— Start EXTRACTED RECORDS —
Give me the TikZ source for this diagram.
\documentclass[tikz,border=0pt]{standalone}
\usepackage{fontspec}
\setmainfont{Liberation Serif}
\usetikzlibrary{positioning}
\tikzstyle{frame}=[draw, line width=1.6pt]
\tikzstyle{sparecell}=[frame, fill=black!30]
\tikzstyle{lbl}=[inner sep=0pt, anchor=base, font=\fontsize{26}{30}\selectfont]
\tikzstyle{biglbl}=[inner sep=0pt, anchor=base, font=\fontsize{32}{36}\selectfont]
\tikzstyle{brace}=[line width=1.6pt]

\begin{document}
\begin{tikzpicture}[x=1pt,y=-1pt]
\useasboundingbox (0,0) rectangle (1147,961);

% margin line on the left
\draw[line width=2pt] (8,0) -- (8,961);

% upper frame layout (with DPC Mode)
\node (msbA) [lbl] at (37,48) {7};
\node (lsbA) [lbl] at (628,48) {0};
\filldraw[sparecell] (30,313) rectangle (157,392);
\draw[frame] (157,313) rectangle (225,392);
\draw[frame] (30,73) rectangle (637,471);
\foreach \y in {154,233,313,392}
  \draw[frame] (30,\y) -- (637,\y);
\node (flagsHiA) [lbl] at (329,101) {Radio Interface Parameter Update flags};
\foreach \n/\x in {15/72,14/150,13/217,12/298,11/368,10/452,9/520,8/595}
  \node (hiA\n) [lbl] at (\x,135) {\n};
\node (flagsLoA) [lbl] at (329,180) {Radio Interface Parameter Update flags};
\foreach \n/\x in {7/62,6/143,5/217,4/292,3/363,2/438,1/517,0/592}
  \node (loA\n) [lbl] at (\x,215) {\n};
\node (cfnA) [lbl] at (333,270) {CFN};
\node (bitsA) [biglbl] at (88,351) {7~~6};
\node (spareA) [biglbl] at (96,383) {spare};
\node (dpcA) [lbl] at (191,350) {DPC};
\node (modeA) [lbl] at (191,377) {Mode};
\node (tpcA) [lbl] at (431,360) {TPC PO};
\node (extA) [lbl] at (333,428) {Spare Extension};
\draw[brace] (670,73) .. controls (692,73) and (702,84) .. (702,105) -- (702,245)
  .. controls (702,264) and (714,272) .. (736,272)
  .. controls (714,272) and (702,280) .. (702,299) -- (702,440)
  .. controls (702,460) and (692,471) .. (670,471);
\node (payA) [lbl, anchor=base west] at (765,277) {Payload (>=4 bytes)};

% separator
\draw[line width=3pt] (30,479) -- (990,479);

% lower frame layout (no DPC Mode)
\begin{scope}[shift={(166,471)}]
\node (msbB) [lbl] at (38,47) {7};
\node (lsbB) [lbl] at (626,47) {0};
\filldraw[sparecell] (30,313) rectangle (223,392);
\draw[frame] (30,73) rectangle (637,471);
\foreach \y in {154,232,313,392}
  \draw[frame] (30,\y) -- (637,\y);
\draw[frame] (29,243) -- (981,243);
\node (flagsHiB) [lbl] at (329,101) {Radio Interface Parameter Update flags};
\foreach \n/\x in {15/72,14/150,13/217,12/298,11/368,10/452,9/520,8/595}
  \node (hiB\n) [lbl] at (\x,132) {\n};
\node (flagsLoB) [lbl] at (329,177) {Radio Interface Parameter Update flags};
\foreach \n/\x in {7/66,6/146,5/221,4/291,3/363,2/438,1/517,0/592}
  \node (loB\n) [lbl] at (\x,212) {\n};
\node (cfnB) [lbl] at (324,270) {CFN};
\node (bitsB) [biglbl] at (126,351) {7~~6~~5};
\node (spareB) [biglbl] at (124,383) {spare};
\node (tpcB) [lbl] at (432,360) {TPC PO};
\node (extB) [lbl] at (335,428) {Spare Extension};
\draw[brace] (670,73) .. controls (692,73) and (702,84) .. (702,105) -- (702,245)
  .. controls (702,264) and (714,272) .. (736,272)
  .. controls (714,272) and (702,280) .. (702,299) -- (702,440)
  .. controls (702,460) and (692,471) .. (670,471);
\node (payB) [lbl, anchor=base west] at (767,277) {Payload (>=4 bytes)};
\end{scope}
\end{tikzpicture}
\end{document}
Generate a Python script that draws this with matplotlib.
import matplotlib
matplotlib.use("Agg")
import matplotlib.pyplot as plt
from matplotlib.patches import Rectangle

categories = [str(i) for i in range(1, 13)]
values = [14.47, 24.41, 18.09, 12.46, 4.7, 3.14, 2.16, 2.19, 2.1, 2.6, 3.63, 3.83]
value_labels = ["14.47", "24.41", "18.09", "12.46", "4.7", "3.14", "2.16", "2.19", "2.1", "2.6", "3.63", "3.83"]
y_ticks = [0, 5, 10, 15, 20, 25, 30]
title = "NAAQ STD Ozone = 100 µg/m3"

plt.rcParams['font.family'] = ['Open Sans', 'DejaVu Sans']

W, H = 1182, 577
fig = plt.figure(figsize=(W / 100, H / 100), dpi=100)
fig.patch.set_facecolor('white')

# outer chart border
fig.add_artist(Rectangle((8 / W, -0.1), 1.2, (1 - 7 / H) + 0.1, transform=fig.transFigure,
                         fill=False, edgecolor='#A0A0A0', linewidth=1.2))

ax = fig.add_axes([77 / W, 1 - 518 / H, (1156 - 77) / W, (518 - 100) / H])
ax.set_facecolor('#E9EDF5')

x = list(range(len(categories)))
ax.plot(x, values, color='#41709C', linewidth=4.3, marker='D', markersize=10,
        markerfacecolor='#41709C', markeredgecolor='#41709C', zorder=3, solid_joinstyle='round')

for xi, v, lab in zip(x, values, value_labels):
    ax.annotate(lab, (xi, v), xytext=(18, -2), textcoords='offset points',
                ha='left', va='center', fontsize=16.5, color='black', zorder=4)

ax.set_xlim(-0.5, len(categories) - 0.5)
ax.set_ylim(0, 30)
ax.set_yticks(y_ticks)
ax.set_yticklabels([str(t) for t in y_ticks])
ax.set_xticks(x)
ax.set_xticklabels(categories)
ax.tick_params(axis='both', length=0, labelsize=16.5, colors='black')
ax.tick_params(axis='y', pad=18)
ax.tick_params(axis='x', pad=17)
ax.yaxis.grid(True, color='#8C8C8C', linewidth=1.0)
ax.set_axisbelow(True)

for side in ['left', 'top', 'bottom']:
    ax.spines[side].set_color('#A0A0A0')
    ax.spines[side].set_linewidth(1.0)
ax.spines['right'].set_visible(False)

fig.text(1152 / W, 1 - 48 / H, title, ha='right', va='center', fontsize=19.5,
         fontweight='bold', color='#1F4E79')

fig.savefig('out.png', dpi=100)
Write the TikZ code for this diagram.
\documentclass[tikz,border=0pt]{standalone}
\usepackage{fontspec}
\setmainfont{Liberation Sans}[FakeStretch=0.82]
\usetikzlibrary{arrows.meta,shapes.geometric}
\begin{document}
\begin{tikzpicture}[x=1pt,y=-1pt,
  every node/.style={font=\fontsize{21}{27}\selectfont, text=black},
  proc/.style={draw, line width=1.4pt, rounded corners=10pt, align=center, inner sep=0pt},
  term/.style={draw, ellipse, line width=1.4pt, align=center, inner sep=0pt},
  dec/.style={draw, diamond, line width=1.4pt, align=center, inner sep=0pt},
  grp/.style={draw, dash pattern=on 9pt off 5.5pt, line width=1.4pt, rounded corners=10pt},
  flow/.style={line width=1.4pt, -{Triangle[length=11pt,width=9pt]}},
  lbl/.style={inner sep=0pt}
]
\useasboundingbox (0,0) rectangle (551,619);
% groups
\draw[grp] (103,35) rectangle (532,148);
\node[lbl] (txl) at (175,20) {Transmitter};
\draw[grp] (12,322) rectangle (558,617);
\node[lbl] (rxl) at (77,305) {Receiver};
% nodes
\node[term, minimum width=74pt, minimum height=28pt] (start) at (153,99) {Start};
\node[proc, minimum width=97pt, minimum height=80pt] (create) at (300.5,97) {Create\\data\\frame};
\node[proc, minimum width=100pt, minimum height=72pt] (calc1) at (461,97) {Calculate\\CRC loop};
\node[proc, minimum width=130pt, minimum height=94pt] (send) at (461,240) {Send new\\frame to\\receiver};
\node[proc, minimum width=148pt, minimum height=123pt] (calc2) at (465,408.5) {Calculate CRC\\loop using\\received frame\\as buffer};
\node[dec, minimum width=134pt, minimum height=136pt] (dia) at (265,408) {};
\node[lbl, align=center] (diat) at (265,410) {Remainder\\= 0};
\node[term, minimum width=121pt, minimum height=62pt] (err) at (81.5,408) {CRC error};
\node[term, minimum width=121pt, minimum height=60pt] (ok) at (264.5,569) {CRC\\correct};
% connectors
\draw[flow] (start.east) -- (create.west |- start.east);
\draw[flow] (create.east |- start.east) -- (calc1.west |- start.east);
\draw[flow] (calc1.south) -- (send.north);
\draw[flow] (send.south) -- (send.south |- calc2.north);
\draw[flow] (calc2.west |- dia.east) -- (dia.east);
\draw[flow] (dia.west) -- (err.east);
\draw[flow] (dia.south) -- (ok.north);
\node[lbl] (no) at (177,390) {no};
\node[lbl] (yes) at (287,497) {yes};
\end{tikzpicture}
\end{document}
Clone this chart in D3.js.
— End EXTRACTED RECORDS —
GIVEN TASK:
Each line in the entries above that includes the string "matplotlib" should be extracted.

WRITTEN SOLUTION:
Generate a Python script that draws this with matplotlib.
import matplotlib
matplotlib.use("Agg")
import matplotlib.pyplot as plt
from matplotlib.patches import Rectangle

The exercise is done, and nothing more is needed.